A Warning
The novel could be seen as an allegorical warning to show what could happen if the humanity doesn't work on improving life rather than destroying each other. It portrays a possibility of the planet becoming inhabitable due to human carelessness and greed, how easily it can be brought to destruction. The novel shows the inability of humanity to learn from mistakes to improve which only brings forth repetition of unfortunate past. It raises a question of how many opportunities for betterment the humanity can waste before it's too late. This repeating cycle is shown in a story from the voyage to Planet Blue, the story of the boy who kept being given opportunities by an angel to re-direct his life, and he kept wasting every single one. "And his angel came, and sat by him, and took pity on him once again, and interceded for him, and..."
The Bird
From the part Easter Island, the bird represents a symbol of authority, of a greater power, because the bird is able to leave the island, rise above the Natives and see everything that they can't.

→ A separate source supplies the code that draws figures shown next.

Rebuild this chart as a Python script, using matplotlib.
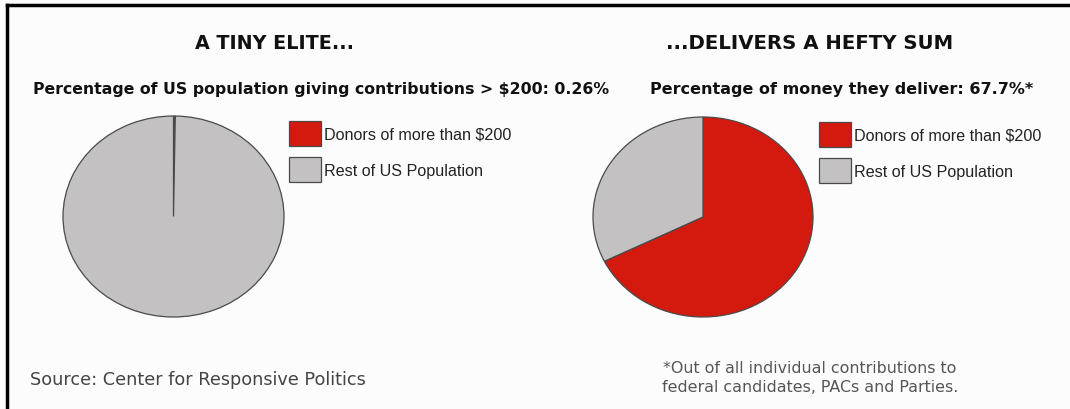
import matplotlib
matplotlib.use('Agg')
import matplotlib.pyplot as plt
from matplotlib.lines import Line2D

# data
labels = ['Donors of more than $200', 'Rest of US Population']
pop_share = [0.26, 99.74]
money_share = [67.7, 32.3]
colors = ['#d41a0f', '#c3c1c2']
titles = ['A TINY ELITE...', '...DELIVERS A HEFTY SUM']
subtitles = ['Percentage of US population giving contributions > $200: 0.26%',
             'Percentage of money they deliver: 67.7%*']
source = 'Source: Center for Responsive Politics'
footnote = '*Out of all individual contributions to\nfederal candidates, PACs and Parties.'

plt.rcParams['font.family'] = ['DejaVu Sans']

W, H = 1070, 410
fig = plt.figure(figsize=(W / 100, H / 100), dpi=100)
fig.patch.set_facecolor('#fcfcfc')


def px_axes(cx, cy, rx, ry, pad=1.1):
    """axes whose [-pad, pad] box maps to an ellipse centred at (cx, cy) px"""
    w = 2 * pad * rx
    h = 2 * pad * ry
    return fig.add_axes([(cx - w / 2) / W, (H - cy - h / 2) / H, w / W, h / H])


def draw_pie(ax, values, legend_xy):
    wedges, _ = ax.pie(values, colors=colors, startangle=90, counterclock=False,
                       wedgeprops=dict(edgecolor='#4a4a4a', linewidth=0.9))
    ax.set_aspect('auto')
    ax.set_xlim(-1.1, 1.1)
    ax.set_ylim(-1.1, 1.1)
    fig.legend(wedges, labels, loc='upper left',
               bbox_to_anchor=(legend_xy[0] / W, 1 - legend_xy[1] / H),
               frameon=False, handlelength=2.0, handleheight=2.0,
               handletextpad=0.2, labelspacing=0.7, borderpad=0,
               borderaxespad=0, labelcolor='#222222',
               prop=dict(family='Liberation Sans', size=11.6))


ax1 = px_axes(173.5, 217.5, 110.5, 100.5)
draw_pie(ax1, pop_share, (289, 122))
ax2 = px_axes(703, 218, 110, 100)
draw_pie(ax2, money_share, (819, 123))

# titles
fig.text(275 / W, 1 - 49 / H, titles[0], ha='center', va='baseline',
         fontsize=13.8, fontweight='bold', color='#111111')
fig.text(810 / W, 1 - 49 / H, titles[1], ha='center', va='baseline',
         fontsize=14.2, fontweight='bold', color='#111111')
fig.text(33 / W, 1 - 94 / H, subtitles[0], ha='left', va='baseline',
         fontsize=11.3, fontweight='bold', color='#111111')
fig.text(650 / W, 1 - 94 / H, subtitles[1], ha='left', va='baseline',
         fontsize=11.5, fontweight='bold', color='#111111')

fig.text(30 / W, 1 - 385 / H, source, ha='left', va='baseline',
         fontsize=12.7, color='#444444')
fig.text(810 / W, 1 - 392 / H, footnote, ha='center', va='baseline',
         fontsize=11.4, color='#555555', linespacing=1.35, multialignment='center')

# frame lines top and left
fig.add_artist(Line2D([7 / W, 1], [1 - 6 / H, 1 - 6 / H], color='black', lw=2.5))
fig.add_artist(Line2D([7 / W, 7 / W], [0, 1 - 6 / H], color='black', lw=2.5))

fig.savefig('out.png', dpi=100, facecolor=fig.get_facecolor())
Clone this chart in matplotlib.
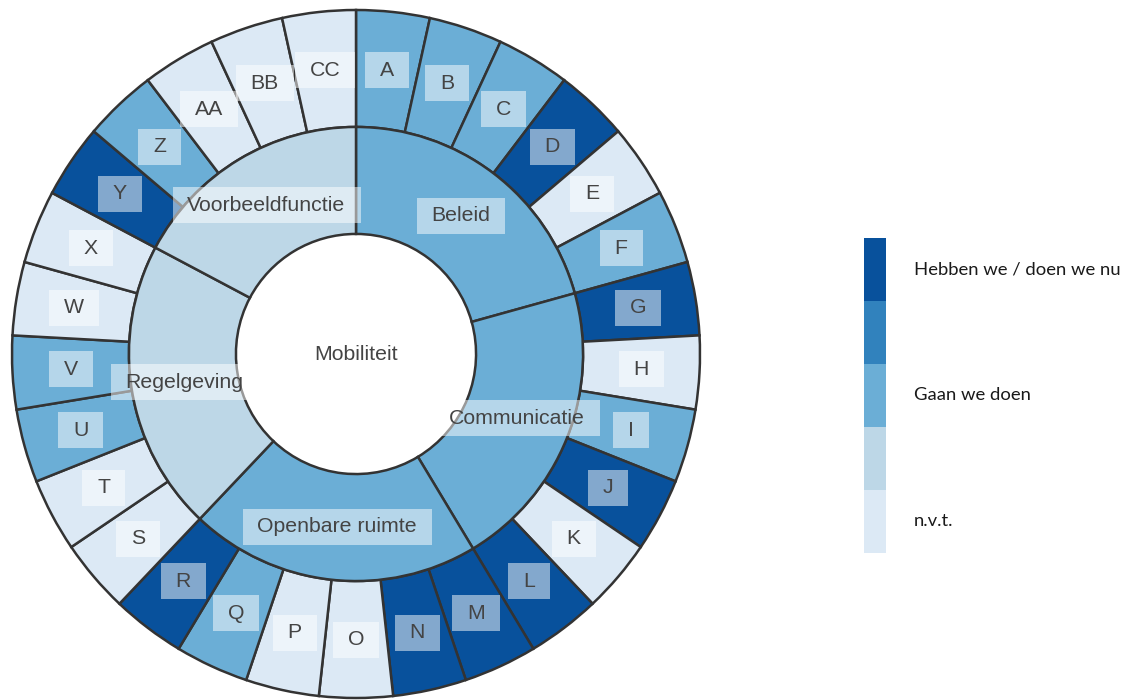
import numpy as np
import matplotlib
matplotlib.use("Agg")
import matplotlib.pyplot as plt
from matplotlib.path import Path

# ---------------- data ----------------
root_label = "Mobiliteit"
categories = ["Beleid", "Communicatie", "Openbare ruimte", "Regelgeving", "Voorbeeldfunctie"]
category_counts = [6, 6, 6, 6, 5]          # number of items per category
category_status = [3, 3, 3, 2, 2]          # colour level of each category
letters = ["A", "B", "C", "D", "E", "F",
           "G", "H", "I", "J", "K", "L",
           "M", "N", "O", "P", "Q", "R",
           "S", "T", "U", "V", "W", "X",
           "Y", "Z", "AA", "BB", "CC"]
letter_status = [3, 3, 3, 5, 1, 3,
                 5, 1, 3, 5, 1, 5,
                 5, 5, 1, 1, 3, 5,
                 1, 1, 3, 3, 1, 1,
                 5, 3, 1, 1, 1]
level_colors = ["#dce9f5", "#bdd7e7", "#6baed6", "#3182bd", "#08519c"]   # levels 1..5
legend_labels = {5: "Hebben we / doen we nu", 3: "Gaan we doen", 1: "n.v.t."}

# ---------------- style ----------------
EDGE = "#333333"
TXT = "#444444"
R_IN, R_MID, R_OUT = 0.349, 0.66, 1.0
FONT = "Liberation Sans"


def label_box(x0, y0, width, height, mutation_size):
    px = 0.70 * mutation_size
    py = 0.40 * mutation_size
    verts = [(x0 - px, y0 - py), (x0 + width + px, y0 - py),
             (x0 + width + px, y0 + height + py), (x0 - px, y0 + height + py),
             (x0 - px, y0 - py)]
    return Path(verts, closed=True)


W, H = 1133, 700
fig = plt.figure(figsize=(W / 100, H / 100), dpi=100)
fig.patch.set_facecolor("white")

cx, cy, R = 356, 354, 344
ax = fig.add_axes([(cx - R) / W, (H - cy - R) / H, 2 * R / W, 2 * R / H], projection="polar")
ax.set_theta_zero_location("N")
ax.set_theta_direction(-1)
ax.set_ylim(0, R_OUT)
ax.set_axis_off()

n = len(letters)
step = 2 * np.pi / n
theta = np.arange(n) * step

# outer ring
ax.bar(theta, R_OUT - R_MID, width=step, bottom=R_MID, align="edge",
       color=[level_colors[s - 1] for s in letter_status],
       edgecolor=EDGE, linewidth=1.8, clip_on=False)

# middle ring
counts = np.array(category_counts)
starts = np.concatenate([[0], np.cumsum(counts)[:-1]]) * step
widths = counts * step
ax.bar(starts, R_MID - R_IN, width=widths, bottom=R_IN, align="edge",
       color=[level_colors[s - 1] for s in category_status],
       edgecolor=EDGE, linewidth=1.8, clip_on=False)

box = dict(boxstyle=label_box, fc=(1, 1, 1, 0.5), ec="none")

for t, lab in zip(theta, letters):
    ax.text(t + step / 2, (R_MID + R_OUT) / 2, lab, ha="center", va="center",
            fontsize=15.3, color=TXT, family=FONT, bbox=box)

for s, w, lab in zip(starts, widths, categories):
    ax.text(s + w / 2, (R_IN + R_MID) / 2, lab, ha="center", va="center",
            fontsize=15.3, color=TXT, family=FONT, bbox=box)

ax.text(0, 0, root_label, ha="center", va="center", fontsize=15.3, color=TXT, family=FONT)

# ---------------- legend ----------------
lx0, lx1, ly0, ly1 = 864, 886, 238, 553
lax = fig.add_axes([lx0 / W, (H - ly1) / H, (lx1 - lx0) / W, (ly1 - ly0) / H])
levels = np.arange(1, len(level_colors) + 1)
lax.bar(np.zeros(len(levels)), np.ones(len(levels)), bottom=levels - 1, width=1,
        color=level_colors, edgecolor="none")
lax.set_xlim(-0.5, 0.5)
lax.set_ylim(0, len(levels))
lax.set_axis_off()
for lev, txt in legend_labels.items():
    lax.text(2.25, lev - 0.5, txt, transform=lax.get_yaxis_transform(),
             ha="left", va="center", fontsize=13.3, color="#1a1a1a", family="Lato")

fig.savefig("out.png", dpi=100)
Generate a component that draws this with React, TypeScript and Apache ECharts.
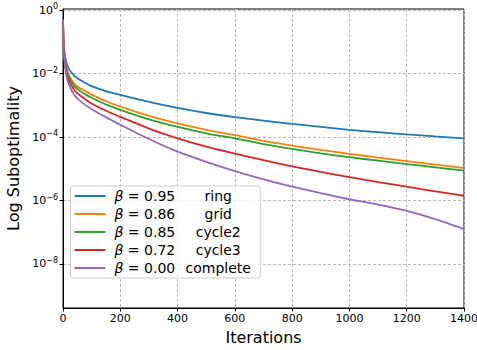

It shows how people make unique symbolic connections with things that are related to their own experience. The natives are unable to leave the island because they don't have the resources left for that, so the object of their symbolic admiration is a thing that can. To Billy, who is an outsider, this is not a connection valid to his own experience, but he can see its meaning.
The white planet
"The white planet was a world like ours" is what Handsome on the way to the Blue Planet says when talking about a mirage of a planet that is left after its destruction. He talks about the possibility that there were worlds before and that their world is a product of a second opportunity given to the world of the white planet, just like they are on their way to be given a second opportunity again on the Planet Blue, or Earth, just like the allegory of a boy and his angel.